Go through the records and give each one again exactly.
## Begin
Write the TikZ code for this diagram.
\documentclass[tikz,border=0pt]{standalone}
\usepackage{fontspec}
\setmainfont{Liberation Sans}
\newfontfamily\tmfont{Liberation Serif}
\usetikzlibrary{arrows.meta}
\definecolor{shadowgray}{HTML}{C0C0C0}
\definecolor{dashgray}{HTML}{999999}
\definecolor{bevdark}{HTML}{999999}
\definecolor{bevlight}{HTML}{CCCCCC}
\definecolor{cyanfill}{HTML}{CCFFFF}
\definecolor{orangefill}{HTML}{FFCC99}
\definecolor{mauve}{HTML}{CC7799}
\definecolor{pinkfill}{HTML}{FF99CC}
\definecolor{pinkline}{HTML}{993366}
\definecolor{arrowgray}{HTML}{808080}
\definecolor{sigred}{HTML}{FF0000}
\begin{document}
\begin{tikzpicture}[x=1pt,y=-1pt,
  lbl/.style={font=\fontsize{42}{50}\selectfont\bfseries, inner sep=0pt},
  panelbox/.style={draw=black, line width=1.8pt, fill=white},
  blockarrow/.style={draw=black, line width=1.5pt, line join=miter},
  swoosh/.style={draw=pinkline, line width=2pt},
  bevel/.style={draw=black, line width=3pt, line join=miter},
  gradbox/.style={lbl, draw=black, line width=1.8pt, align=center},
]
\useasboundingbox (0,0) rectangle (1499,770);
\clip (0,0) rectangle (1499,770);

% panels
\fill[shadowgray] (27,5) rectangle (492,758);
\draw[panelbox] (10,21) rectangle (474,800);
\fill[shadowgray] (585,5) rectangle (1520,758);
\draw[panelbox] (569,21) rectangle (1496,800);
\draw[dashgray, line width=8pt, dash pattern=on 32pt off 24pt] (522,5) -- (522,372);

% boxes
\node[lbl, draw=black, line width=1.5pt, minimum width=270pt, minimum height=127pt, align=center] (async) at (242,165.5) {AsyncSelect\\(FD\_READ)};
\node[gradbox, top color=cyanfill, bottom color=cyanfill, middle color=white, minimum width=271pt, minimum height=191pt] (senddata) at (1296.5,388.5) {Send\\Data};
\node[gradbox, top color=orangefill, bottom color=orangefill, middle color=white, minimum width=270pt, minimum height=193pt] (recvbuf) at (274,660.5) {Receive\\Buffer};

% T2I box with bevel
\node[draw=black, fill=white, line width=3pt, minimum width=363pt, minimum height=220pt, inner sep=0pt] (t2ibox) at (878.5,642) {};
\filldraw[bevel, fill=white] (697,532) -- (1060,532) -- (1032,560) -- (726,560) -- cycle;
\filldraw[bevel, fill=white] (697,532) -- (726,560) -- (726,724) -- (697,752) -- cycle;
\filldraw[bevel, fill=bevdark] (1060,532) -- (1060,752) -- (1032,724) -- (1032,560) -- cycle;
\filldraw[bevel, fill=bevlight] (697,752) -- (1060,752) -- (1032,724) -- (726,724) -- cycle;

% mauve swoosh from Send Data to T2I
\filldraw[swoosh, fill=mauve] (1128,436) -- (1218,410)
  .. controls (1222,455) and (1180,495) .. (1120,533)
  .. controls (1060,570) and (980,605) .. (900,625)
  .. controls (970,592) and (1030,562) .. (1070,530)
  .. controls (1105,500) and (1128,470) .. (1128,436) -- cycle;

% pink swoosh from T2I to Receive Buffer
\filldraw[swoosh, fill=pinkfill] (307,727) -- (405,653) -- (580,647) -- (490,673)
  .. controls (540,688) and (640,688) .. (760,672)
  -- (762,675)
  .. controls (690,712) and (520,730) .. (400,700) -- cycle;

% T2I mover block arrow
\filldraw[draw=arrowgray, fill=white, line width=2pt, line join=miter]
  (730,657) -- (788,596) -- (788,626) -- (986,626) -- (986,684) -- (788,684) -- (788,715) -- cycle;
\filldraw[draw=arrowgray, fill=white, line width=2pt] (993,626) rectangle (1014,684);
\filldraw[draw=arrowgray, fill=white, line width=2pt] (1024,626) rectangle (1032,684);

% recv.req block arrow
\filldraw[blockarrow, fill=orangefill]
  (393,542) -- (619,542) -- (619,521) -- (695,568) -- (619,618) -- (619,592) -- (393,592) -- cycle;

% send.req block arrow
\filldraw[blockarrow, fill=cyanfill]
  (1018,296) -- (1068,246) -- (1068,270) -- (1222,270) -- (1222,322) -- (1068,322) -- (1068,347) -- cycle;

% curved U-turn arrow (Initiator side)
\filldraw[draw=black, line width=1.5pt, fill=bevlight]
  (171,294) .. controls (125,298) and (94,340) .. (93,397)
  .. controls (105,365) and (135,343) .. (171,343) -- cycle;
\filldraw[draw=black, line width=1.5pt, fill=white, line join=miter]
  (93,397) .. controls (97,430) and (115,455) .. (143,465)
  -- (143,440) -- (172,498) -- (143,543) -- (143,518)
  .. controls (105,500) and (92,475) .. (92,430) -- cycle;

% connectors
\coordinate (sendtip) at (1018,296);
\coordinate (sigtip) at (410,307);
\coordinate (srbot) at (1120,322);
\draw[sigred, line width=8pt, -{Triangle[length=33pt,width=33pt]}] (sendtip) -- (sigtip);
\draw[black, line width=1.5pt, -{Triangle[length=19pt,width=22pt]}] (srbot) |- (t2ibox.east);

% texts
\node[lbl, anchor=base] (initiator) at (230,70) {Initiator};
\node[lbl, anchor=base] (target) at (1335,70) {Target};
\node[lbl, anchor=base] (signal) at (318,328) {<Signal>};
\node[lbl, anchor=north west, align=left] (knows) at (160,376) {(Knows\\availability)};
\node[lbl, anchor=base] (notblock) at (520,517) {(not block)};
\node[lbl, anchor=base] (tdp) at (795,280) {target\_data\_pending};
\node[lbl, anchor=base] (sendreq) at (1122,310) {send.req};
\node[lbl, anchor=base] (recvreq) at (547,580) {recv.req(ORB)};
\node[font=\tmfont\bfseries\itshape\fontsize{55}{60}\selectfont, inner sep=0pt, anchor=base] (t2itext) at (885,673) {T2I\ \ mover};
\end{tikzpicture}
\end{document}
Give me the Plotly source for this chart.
## End
* IN RESPONSE *
Write the TikZ code for this diagram.
\documentclass[tikz,border=0pt]{standalone}
\usepackage{fontspec}
\setmainfont{Liberation Sans}
\newfontfamily\tmfont{Liberation Serif}
\usetikzlibrary{arrows.meta}
\definecolor{shadowgray}{HTML}{C0C0C0}
\definecolor{dashgray}{HTML}{999999}
\definecolor{bevdark}{HTML}{999999}
\definecolor{bevlight}{HTML}{CCCCCC}
\definecolor{cyanfill}{HTML}{CCFFFF}
\definecolor{orangefill}{HTML}{FFCC99}
\definecolor{mauve}{HTML}{CC7799}
\definecolor{pinkfill}{HTML}{FF99CC}
\definecolor{pinkline}{HTML}{993366}
\definecolor{arrowgray}{HTML}{808080}
\definecolor{sigred}{HTML}{FF0000}
\begin{document}
\begin{tikzpicture}[x=1pt,y=-1pt,
  lbl/.style={font=\fontsize{42}{50}\selectfont\bfseries, inner sep=0pt},
  panelbox/.style={draw=black, line width=1.8pt, fill=white},
  blockarrow/.style={draw=black, line width=1.5pt, line join=miter},
  swoosh/.style={draw=pinkline, line width=2pt},
  bevel/.style={draw=black, line width=3pt, line join=miter},
  gradbox/.style={lbl, draw=black, line width=1.8pt, align=center},
]
\useasboundingbox (0,0) rectangle (1499,770);
\clip (0,0) rectangle (1499,770);

% panels
\fill[shadowgray] (27,5) rectangle (492,758);
\draw[panelbox] (10,21) rectangle (474,800);
\fill[shadowgray] (585,5) rectangle (1520,758);
\draw[panelbox] (569,21) rectangle (1496,800);
\draw[dashgray, line width=8pt, dash pattern=on 32pt off 24pt] (522,5) -- (522,372);

% boxes
\node[lbl, draw=black, line width=1.5pt, minimum width=270pt, minimum height=127pt, align=center] (async) at (242,165.5) {AsyncSelect\\(FD\_READ)};
\node[gradbox, top color=cyanfill, bottom color=cyanfill, middle color=white, minimum width=271pt, minimum height=191pt] (senddata) at (1296.5,388.5) {Send\\Data};
\node[gradbox, top color=orangefill, bottom color=orangefill, middle color=white, minimum width=270pt, minimum height=193pt] (recvbuf) at (274,660.5) {Receive\\Buffer};

% T2I box with bevel
\node[draw=black, fill=white, line width=3pt, minimum width=363pt, minimum height=220pt, inner sep=0pt] (t2ibox) at (878.5,642) {};
\filldraw[bevel, fill=white] (697,532) -- (1060,532) -- (1032,560) -- (726,560) -- cycle;
\filldraw[bevel, fill=white] (697,532) -- (726,560) -- (726,724) -- (697,752) -- cycle;
\filldraw[bevel, fill=bevdark] (1060,532) -- (1060,752) -- (1032,724) -- (1032,560) -- cycle;
\filldraw[bevel, fill=bevlight] (697,752) -- (1060,752) -- (1032,724) -- (726,724) -- cycle;

% mauve swoosh from Send Data to T2I
\filldraw[swoosh, fill=mauve] (1128,436) -- (1218,410)
  .. controls (1222,455) and (1180,495) .. (1120,533)
  .. controls (1060,570) and (980,605) .. (900,625)
  .. controls (970,592) and (1030,562) .. (1070,530)
  .. controls (1105,500) and (1128,470) .. (1128,436) -- cycle;

% pink swoosh from T2I to Receive Buffer
\filldraw[swoosh, fill=pinkfill] (307,727) -- (405,653) -- (580,647) -- (490,673)
  .. controls (540,688) and (640,688) .. (760,672)
  -- (762,675)
  .. controls (690,712) and (520,730) .. (400,700) -- cycle;

% T2I mover block arrow
\filldraw[draw=arrowgray, fill=white, line width=2pt, line join=miter]
  (730,657) -- (788,596) -- (788,626) -- (986,626) -- (986,684) -- (788,684) -- (788,715) -- cycle;
\filldraw[draw=arrowgray, fill=white, line width=2pt] (993,626) rectangle (1014,684);
\filldraw[draw=arrowgray, fill=white, line width=2pt] (1024,626) rectangle (1032,684);

% recv.req block arrow
\filldraw[blockarrow, fill=orangefill]
  (393,542) -- (619,542) -- (619,521) -- (695,568) -- (619,618) -- (619,592) -- (393,592) -- cycle;

% send.req block arrow
\filldraw[blockarrow, fill=cyanfill]
  (1018,296) -- (1068,246) -- (1068,270) -- (1222,270) -- (1222,322) -- (1068,322) -- (1068,347) -- cycle;

% curved U-turn arrow (Initiator side)
\filldraw[draw=black, line width=1.5pt, fill=bevlight]
  (171,294) .. controls (125,298) and (94,340) .. (93,397)
  .. controls (105,365) and (135,343) .. (171,343) -- cycle;
\filldraw[draw=black, line width=1.5pt, fill=white, line join=miter]
  (93,397) .. controls (97,430) and (115,455) .. (143,465)
  -- (143,440) -- (172,498) -- (143,543) -- (143,518)
  .. controls (105,500) and (92,475) .. (92,430) -- cycle;

% connectors
\coordinate (sendtip) at (1018,296);
\coordinate (sigtip) at (410,307);
\coordinate (srbot) at (1120,322);
\draw[sigred, line width=8pt, -{Triangle[length=33pt,width=33pt]}] (sendtip) -- (sigtip);
\draw[black, line width=1.5pt, -{Triangle[length=19pt,width=22pt]}] (srbot) |- (t2ibox.east);

% texts
\node[lbl, anchor=base] (initiator) at (230,70) {Initiator};
\node[lbl, anchor=base] (target) at (1335,70) {Target};
\node[lbl, anchor=base] (signal) at (318,328) {<Signal>};
\node[lbl, anchor=north west, align=left] (knows) at (160,376) {(Knows\\availability)};
\node[lbl, anchor=base] (notblock) at (520,517) {(not block)};
\node[lbl, anchor=base] (tdp) at (795,280) {target\_data\_pending};
\node[lbl, anchor=base] (sendreq) at (1122,310) {send.req};
\node[lbl, anchor=base] (recvreq) at (547,580) {recv.req(ORB)};
\node[font=\tmfont\bfseries\itshape\fontsize{55}{60}\selectfont, inner sep=0pt, anchor=base] (t2itext) at (885,673) {T2I\ \ mover};
\end{tikzpicture}
\end{document}
Give me the Plotly source for this chart.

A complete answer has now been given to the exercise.